Homer frontalizes the picture plane with red blood splashes all over the water, obviously a few have been gobbled up with the 'negro" awaiting his fate. Like the white man in the ship is gonna save him, LOL! Not like Watson, and the reason Jim Brown stopped making movies.

Fitzwilliam's recedes into the distant in a tableau, like viewing a exhibit at the Natural History Museum. Though the bears head looks like a wolf wearing a combed fur parka. Realism always reveals the existence of mans hand and attempt to capture reality. And so is fantasy, not reflective of the world around us. Hollywood does this much better, illusion their trade, as Night in the Museum shows.

True creative artists have always look for the universal, but through the filter of their own experiences, which if truly intelligent and connected to life, will be shared among all humanity. But what, no Whistlers? Too European, with Japanese influence? Still American, as much as Ben Franklin who spent so much time there as well. Got Cassatt, couldnt afford the Whistlers?

The Deas are kinda interesting, on a par with Parrish and Wyeth, surprised they aren't there too. No more fantasy based than this, though more European in subject matter. Andrew of course would dominate, but after this period.
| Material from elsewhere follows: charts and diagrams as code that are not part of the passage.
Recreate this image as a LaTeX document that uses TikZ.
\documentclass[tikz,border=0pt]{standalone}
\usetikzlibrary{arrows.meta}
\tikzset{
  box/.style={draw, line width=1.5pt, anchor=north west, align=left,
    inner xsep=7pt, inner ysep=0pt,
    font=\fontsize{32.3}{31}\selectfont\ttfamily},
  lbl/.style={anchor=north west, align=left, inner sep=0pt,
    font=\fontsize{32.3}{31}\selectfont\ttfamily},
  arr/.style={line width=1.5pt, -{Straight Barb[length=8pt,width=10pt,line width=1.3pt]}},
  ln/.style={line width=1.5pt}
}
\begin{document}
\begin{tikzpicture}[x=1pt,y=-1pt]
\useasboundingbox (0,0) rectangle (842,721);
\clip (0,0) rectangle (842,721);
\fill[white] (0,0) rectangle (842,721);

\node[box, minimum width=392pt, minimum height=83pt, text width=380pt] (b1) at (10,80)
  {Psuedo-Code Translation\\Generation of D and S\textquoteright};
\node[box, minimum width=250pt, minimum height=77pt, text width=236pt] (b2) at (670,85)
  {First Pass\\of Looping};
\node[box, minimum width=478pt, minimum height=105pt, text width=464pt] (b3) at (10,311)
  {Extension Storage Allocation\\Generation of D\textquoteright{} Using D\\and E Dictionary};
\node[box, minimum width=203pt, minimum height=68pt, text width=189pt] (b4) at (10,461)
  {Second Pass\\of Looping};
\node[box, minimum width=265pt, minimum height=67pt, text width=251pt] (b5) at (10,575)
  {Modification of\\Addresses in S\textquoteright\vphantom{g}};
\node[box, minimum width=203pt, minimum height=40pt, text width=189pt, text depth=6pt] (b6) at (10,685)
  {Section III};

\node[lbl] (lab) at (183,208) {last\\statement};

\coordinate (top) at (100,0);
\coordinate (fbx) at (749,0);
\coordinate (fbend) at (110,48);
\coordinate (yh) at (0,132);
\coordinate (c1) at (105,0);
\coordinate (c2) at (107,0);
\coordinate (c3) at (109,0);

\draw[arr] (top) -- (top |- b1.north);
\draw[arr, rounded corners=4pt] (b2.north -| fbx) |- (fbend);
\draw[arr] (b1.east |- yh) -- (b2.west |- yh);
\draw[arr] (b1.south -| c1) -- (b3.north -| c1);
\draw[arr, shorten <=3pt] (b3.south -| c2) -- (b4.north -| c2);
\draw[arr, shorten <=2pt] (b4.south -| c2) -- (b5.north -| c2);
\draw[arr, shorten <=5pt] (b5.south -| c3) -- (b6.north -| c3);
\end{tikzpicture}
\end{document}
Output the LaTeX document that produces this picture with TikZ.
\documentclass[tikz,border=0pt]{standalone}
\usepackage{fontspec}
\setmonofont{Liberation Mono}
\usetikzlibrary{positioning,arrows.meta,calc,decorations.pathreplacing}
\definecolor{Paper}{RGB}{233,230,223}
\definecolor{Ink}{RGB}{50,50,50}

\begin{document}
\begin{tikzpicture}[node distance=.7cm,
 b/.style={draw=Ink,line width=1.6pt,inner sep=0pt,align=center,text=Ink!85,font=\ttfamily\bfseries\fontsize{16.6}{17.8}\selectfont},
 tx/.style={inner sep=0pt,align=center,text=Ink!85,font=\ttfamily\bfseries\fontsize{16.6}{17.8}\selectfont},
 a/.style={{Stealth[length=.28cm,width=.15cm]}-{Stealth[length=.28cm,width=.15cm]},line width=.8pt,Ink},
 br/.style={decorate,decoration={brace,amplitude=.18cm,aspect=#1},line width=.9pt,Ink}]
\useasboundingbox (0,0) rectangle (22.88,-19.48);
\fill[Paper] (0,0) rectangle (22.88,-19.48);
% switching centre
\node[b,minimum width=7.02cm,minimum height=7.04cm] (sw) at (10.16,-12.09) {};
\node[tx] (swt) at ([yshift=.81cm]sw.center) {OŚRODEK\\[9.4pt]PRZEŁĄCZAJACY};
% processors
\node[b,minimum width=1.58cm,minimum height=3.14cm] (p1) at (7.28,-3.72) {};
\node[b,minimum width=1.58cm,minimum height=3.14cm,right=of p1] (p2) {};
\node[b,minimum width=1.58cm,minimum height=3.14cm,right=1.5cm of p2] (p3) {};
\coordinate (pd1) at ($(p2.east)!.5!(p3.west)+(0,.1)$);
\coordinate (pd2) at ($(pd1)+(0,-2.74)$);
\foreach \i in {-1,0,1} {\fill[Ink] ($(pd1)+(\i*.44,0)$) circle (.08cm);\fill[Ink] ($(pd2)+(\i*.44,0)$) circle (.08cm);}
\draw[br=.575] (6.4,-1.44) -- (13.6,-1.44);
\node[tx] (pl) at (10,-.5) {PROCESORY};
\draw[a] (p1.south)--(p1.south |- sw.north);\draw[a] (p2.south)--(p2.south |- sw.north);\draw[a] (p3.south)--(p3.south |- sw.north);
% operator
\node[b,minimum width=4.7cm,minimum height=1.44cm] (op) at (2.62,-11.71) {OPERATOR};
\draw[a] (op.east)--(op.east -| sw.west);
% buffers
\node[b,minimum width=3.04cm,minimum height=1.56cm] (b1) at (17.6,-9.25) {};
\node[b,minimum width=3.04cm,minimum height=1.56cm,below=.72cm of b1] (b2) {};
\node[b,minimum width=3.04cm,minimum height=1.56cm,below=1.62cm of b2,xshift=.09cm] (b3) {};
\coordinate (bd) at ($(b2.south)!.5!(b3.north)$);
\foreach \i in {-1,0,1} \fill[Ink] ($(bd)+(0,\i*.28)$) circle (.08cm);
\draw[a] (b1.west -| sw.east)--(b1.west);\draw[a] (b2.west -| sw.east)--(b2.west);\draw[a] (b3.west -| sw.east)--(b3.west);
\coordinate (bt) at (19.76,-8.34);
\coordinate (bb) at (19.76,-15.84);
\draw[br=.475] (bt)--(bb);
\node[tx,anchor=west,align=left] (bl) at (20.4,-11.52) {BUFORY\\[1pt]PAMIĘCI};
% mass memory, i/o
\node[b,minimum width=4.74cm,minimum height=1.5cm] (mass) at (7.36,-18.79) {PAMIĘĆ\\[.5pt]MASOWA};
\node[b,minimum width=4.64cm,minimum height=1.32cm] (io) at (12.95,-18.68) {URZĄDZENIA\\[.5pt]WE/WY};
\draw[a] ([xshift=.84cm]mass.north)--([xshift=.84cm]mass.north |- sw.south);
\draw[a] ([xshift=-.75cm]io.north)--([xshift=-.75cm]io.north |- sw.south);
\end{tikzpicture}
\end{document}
His fields are like "Veteran in a new field", and shares its sprituality with Anselm Kiefer's works of devastation, and the glimmer of rebirth. God, and nature seemingly destroyed by man, yet watching, eternal,waiting for mankind to rejoin them.

Interesting show, one all artists should view, and then ask themselves, why? What is my purpose? How do I follow Truth? How do I visualize this eternal trinity, which are truly one? Is it about me, or us? We must all answer that in our own ways, but there is only one answer, Purpose. do we have one? What is mine?